Dynamic Stability Analysis of Pile Foundation under Wave Load

Abstract

The main load on a pile foundation in the ocean is the wave load. Presently, few reports exist on the dynamic stability of pile foundations in the ocean. This paper investigated the dynamic stability of pile foundations under wave loads. The foundation reaction force was calculated using a double-parameter model and considering pile side soil softening under a cyclic load. By establishing the energy equation of the entire pile, the Hamiltonian principle was used to obtain the dynamic differential equations of the pile in four different situations (vertical harmonic, transverse harmonic, longitudinal and transverse harmonic, and longitudinal and horizontal harmonic loads with different frequencies).
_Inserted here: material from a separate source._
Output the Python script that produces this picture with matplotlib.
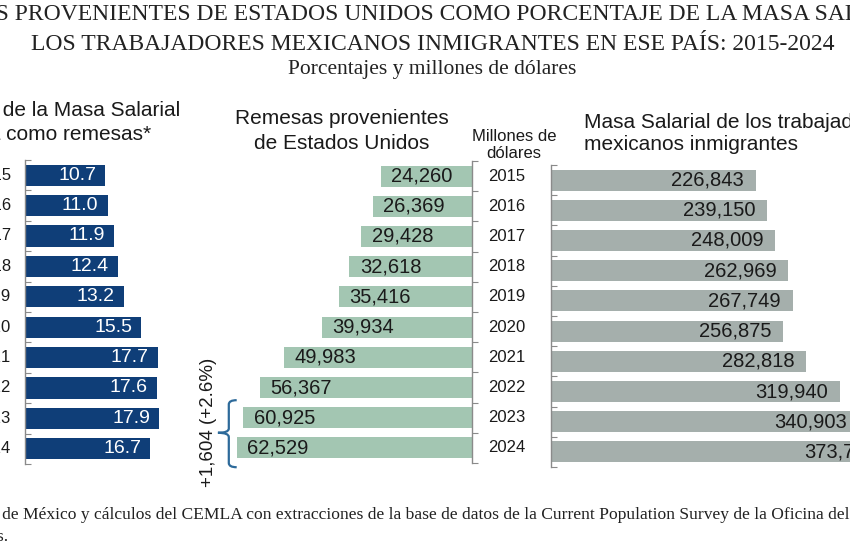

Then, the nonhomogeneous Mathieu equation was obtained by arranging the dynamic differential equations, and the parametric resonance critical frequency and instability load were obtained by solving this equation. The analytical solution was verified by comparing the results obtained by the finite-element software simulation with the analytical solution and analyzing the influence of several different factors on the critical frequency and amplitude. The research indicated that the amplitude of the pile body increases linearly with an increase of wave height, the effect of wavelength on amplitude increases nonlinearly, and the amplitude increases much rapidly with an increase of wavelength. The critical frequency calculated by the double-parameter method was lower than that calculated by the Winkler model, and the result of double-parameter model was more practical and safe.